What Should Be in Baby Formula and Special Diet Foods?

Official title: Consultation: Proposed compositional requirements for infant foods and foods currently regulated as foods for special dietary use

Closed Regulations & Permits Agriculture & Food Health & Safety
Health Canada asked what nutritional standards should apply to infant formula, baby food, meal replacements, and medical foods. The rules haven't been updated in decades. New regulations based on this feedback are expected in 2026.

Why This Matters

Have a baby? Use meal replacement shakes? Need gluten-free food? This shapes what's actually in those products. The rules for infant formula and special diet foods are being rewritten for the first time in years.

What Could Change

New regulations will set minimum and maximum nutrient levels for infant formula, baby cereals, and medical foods. Meal replacements and nutritional supplements may face stricter composition rules.

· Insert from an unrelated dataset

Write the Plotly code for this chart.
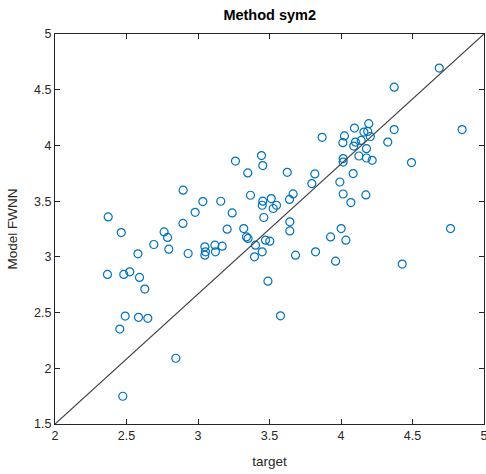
import plotly.graph_objects as go

target = [4.687, 4.372, 4.847, 4.372, 4.327, 4.194, 4.094, 4.160, 4.187, 4.024,
          4.013, 4.101, 4.089, 4.141, 4.178, 4.125, 4.178, 4.218, 4.015, 4.015,
          4.085, 4.493, 3.868, 3.262, 3.444, 3.453, 3.348, 3.624, 3.817, 3.796,
          3.992, 4.015, 4.174, 4.069, 3.665, 3.640, 3.512, 3.453, 3.449, 3.526,
          3.549, 3.367, 2.896, 3.034, 3.159, 2.980, 3.239, 3.460, 2.372, 2.895,
          3.642, 3.642, 4.001, 4.766, 3.204, 3.320, 3.339, 3.350, 3.472, 3.502,
          3.402, 3.449, 3.395, 3.682, 3.822, 3.927, 4.034, 3.962, 4.428, 3.489,
          3.577, 2.463, 2.763, 2.787, 2.796, 2.691, 2.580, 2.931, 3.048, 3.052,
          3.048, 3.118, 3.122, 3.169, 2.367, 2.481, 2.523, 2.591, 2.628, 2.491,
          2.584, 2.649, 2.453, 2.845, 2.474, 4.205]
model = [4.694, 4.523, 4.142, 4.142, 4.030, 4.195, 4.156, 4.120, 4.126, 4.085,
         4.025, 4.030, 3.994, 4.045, 3.971, 3.905, 3.887, 3.866, 3.882, 3.851,
         3.747, 3.846, 4.073, 3.860, 3.909, 3.819, 3.753, 3.759, 3.744, 3.658,
         3.672, 3.564, 3.556, 3.487, 3.565, 3.515, 3.523, 3.500, 3.463, 3.434,
         3.463, 3.553, 3.598, 3.496, 3.499, 3.400, 3.394, 3.353, 3.358, 3.300,
         3.314, 3.233, 3.254, 3.254, 3.248, 3.254, 3.179, 3.165, 3.150, 3.141,
         3.105, 3.045, 3.000, 3.015, 3.045, 3.179, 3.150, 2.961, 2.935, 2.782,
         2.471, 3.218, 3.224, 3.174, 3.069, 3.111, 3.027, 3.030, 3.090, 3.045,
         3.015, 3.105, 3.045, 3.096, 2.842, 2.842, 2.866, 2.815, 2.711, 2.469,
         2.457, 2.448, 2.352, 2.090, 1.749, 4.080]

line_x = [2, 5]
line_y = [1.5, 5]
x_ticks = [2, 2.5, 3, 3.5, 4, 4.5, 5]
y_ticks = [1.5, 2, 2.5, 3, 3.5, 4, 4.5, 5]

FONT = "Liberation Sans, Arial"
fig = go.Figure()
fig.add_trace(go.Scatter(
    x=target, y=model, mode="markers",
    marker=dict(symbol="circle-open", size=8, color="#0072BD",
                line=dict(width=1.2, color="#0072BD")),
    showlegend=False, cliponaxis=False))
fig.add_trace(go.Scatter(
    x=line_x, y=line_y, mode="lines",
    line=dict(color="#404040", width=1.2), showlegend=False))

axis_common = dict(
    showgrid=False, zeroline=False, showline=True, linecolor="#262626",
    linewidth=1, mirror="ticks", ticks="inside", ticklen=5,
    tickcolor="#262626", ticklabeloverflow="allow",
    tickfont=dict(family=FONT, size=12.5, color="#262626"),
)
fig.update_xaxes(range=[2, 5], tickvals=x_ticks,
                 ticktext=[("%g" % v) for v in x_ticks],
                 title=dict(text="target", font=dict(family=FONT, size=13.5, color="#262626"), standoff=14),
                 **axis_common)
fig.update_yaxes(range=[1.5, 5], tickvals=y_ticks,
                 ticktext=[("%g" % v) for v in y_ticks],
                 title=dict(text="Model FWNN", font=dict(family=FONT, size=13.5, color="#262626"), standoff=13),
                 **axis_common)
fig.update_layout(
    width=486, height=474,
    margin=dict(l=55, r=2, t=34, b=50, autoexpand=False),
    paper_bgcolor="white", plot_bgcolor="white",
    title=dict(text="<b>Method sym2</b>", x=0.555, xanchor="center", y=0.968, yanchor="middle",
               font=dict(family=FONT, size=14.5, color="#000000")),
)
fig.write_html("out.html")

Gluten-free labelling standards could also change. Draft regulations are expected in spring 2026.

Key Issues

  • What nutrients should infant formula contain?
  • What standards should apply to medical foods for adults?
  • How should weight-loss meal replacements be regulated?
  • What requirements should apply to gluten-free foods?
  • How should conventional infant foods like cereals and purees be regulated?

How to Participate

  1. Review the proposal document outlining the proposed compositional requirements.
  2. Submit comments by email to bns-bsn@hc-sc.gc.ca.

What Happened

The consultation closed on January 22, 2025. Input gathered will inform draft regulations expected to be published in Canada Gazette, Part I in spring 2026.